── DATA SECTION

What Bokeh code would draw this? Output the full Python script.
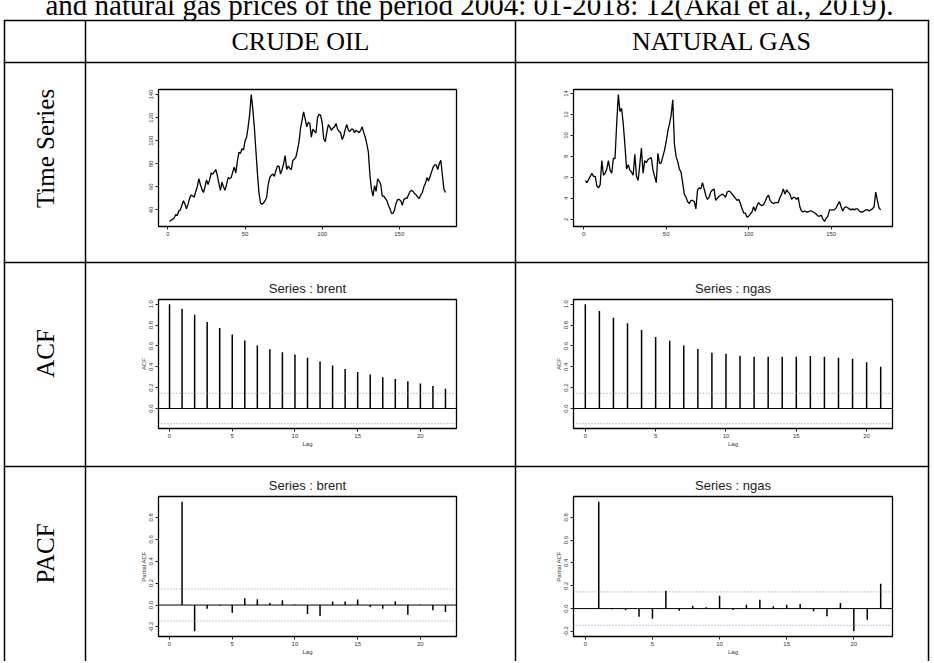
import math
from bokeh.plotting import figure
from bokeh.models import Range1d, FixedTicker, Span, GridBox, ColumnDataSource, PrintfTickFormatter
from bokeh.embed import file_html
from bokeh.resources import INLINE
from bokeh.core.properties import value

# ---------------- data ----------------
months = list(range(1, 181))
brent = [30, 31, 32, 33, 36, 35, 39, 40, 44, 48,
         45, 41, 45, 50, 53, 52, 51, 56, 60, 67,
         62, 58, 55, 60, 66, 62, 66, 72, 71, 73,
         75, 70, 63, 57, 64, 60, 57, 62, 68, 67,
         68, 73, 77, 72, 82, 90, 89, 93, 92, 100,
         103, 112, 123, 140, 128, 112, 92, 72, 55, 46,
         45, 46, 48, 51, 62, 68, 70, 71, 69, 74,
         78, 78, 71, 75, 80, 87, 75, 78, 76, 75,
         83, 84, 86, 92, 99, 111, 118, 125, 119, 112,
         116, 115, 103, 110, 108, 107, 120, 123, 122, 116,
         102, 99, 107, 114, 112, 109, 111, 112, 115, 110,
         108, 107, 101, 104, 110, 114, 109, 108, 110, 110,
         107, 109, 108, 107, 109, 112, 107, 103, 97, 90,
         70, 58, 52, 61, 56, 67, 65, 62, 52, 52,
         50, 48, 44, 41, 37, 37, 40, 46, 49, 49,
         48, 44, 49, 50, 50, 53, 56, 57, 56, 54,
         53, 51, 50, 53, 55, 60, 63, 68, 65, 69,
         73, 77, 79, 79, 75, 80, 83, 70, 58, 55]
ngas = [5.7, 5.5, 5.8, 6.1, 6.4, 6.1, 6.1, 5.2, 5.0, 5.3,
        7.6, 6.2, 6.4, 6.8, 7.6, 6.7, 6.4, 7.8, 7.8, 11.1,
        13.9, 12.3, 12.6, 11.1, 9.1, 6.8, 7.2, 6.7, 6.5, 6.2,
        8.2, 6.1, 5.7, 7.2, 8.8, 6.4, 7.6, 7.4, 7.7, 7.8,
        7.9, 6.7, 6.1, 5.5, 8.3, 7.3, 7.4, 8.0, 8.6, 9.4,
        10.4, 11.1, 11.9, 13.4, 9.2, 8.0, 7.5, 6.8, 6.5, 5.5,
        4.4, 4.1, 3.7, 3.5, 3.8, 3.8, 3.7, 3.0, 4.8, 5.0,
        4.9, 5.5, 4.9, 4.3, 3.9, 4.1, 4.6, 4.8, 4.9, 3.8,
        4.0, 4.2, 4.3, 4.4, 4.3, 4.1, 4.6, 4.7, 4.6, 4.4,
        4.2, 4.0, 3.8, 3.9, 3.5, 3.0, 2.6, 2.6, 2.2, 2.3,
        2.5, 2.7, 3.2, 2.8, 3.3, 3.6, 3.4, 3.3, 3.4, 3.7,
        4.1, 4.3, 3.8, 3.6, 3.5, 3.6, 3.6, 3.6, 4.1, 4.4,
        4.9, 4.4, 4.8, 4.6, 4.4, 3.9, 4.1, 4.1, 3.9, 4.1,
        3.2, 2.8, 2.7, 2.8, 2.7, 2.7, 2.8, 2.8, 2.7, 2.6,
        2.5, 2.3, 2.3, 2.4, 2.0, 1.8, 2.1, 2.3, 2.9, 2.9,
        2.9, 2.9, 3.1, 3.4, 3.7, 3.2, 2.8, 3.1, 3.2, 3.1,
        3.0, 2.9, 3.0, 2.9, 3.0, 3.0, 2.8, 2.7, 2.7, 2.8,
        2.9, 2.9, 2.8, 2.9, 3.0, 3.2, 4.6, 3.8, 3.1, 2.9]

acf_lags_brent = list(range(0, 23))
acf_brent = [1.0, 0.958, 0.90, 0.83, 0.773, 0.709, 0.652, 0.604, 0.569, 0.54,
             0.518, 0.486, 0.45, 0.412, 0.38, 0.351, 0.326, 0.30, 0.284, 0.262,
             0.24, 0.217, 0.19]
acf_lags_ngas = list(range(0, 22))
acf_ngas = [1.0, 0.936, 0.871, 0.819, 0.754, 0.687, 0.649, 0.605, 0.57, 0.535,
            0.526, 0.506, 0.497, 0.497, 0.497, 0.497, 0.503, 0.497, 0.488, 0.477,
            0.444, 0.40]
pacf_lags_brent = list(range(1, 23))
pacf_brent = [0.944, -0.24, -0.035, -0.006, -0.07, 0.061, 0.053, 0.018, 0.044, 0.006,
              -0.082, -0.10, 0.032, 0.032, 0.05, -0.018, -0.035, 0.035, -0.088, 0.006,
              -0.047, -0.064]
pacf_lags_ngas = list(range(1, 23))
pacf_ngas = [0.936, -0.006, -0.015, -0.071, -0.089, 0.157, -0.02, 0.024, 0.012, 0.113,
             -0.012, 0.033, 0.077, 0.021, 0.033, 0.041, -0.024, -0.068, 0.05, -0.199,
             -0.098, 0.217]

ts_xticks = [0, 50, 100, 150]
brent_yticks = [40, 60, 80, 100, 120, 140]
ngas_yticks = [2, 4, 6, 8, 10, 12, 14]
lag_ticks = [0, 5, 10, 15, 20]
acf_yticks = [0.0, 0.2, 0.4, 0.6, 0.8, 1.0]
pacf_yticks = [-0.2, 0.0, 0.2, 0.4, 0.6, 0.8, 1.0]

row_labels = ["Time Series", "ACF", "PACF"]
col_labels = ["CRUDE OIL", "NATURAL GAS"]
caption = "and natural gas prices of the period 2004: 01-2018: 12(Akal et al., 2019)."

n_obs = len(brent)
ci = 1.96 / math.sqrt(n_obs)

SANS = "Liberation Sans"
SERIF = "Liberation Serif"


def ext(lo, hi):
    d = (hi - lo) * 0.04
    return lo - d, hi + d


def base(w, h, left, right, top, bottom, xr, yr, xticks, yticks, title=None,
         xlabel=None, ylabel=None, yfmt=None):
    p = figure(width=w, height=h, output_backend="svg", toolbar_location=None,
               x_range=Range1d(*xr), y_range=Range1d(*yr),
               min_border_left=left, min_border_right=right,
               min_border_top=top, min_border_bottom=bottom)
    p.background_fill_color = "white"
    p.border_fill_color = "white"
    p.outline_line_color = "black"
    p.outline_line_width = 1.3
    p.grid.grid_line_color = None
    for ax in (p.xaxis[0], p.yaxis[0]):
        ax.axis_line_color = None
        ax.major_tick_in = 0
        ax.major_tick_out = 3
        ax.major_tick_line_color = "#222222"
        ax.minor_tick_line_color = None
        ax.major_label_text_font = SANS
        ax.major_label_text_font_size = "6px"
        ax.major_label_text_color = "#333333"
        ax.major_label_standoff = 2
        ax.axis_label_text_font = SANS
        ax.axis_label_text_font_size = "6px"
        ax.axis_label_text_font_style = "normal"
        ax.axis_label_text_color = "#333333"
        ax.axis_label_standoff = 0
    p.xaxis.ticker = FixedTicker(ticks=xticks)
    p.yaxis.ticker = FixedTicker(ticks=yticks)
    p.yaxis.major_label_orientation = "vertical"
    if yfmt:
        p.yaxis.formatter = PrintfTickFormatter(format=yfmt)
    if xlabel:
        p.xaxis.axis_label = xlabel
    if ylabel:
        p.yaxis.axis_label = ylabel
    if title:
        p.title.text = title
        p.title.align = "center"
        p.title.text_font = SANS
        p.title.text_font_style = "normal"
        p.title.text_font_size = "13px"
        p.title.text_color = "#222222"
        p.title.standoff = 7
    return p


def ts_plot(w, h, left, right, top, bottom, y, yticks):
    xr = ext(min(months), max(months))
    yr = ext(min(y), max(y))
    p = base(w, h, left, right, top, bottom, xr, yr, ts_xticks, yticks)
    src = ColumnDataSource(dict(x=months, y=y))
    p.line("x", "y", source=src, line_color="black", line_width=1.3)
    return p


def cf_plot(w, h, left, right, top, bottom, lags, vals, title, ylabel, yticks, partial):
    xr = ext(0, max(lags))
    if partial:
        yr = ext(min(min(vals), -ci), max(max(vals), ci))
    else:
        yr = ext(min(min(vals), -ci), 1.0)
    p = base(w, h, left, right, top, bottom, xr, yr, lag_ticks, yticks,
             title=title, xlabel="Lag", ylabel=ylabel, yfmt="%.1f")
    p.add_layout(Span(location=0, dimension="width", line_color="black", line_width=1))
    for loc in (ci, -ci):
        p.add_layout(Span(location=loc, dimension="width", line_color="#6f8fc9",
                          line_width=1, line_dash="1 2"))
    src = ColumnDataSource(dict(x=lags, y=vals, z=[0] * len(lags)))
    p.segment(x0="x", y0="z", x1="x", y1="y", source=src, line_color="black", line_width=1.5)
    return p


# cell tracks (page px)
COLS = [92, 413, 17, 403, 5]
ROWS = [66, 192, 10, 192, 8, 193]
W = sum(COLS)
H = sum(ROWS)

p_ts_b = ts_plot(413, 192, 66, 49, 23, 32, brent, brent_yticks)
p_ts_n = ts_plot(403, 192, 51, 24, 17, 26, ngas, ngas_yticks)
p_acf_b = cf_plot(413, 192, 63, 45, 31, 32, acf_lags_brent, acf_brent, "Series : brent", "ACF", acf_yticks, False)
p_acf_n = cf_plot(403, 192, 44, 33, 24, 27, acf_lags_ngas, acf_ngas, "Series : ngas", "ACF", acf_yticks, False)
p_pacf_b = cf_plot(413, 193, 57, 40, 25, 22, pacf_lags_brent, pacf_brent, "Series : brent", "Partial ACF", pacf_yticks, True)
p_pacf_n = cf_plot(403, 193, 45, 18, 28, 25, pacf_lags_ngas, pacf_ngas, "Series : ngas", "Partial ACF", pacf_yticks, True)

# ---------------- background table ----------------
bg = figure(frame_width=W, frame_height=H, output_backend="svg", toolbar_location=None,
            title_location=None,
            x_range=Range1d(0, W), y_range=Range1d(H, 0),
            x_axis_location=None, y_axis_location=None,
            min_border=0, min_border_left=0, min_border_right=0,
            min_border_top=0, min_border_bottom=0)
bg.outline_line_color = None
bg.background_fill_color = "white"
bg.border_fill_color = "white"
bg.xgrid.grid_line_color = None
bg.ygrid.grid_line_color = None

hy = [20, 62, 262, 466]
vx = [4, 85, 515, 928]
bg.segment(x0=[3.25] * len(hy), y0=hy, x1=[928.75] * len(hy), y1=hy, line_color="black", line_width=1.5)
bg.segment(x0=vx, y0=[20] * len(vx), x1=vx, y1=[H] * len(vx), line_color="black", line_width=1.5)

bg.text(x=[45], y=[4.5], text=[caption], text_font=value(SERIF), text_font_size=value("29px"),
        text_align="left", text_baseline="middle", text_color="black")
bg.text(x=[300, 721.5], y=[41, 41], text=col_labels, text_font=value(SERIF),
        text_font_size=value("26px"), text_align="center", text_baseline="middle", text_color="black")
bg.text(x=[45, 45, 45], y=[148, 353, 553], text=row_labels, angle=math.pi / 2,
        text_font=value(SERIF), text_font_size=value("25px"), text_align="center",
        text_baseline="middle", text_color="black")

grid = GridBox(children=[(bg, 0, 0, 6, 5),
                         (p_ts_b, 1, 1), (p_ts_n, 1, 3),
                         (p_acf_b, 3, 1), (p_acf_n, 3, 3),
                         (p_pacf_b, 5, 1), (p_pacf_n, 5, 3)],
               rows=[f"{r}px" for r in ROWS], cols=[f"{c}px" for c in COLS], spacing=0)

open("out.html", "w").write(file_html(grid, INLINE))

────

### EXERCISE BRIEF
Restate, line by line and word for word, everything from the top of the material through the line that contains "from bokeh.core.properties import value". Leave pictures out.

### THE ANSWER
What Bokeh code would draw this? Output the full Python script.
import math
from bokeh.plotting import figure
from bokeh.models import Range1d, FixedTicker, Span, GridBox, ColumnDataSource, PrintfTickFormatter
from bokeh.embed import file_html
from bokeh.resources import INLINE
from bokeh.core.properties import value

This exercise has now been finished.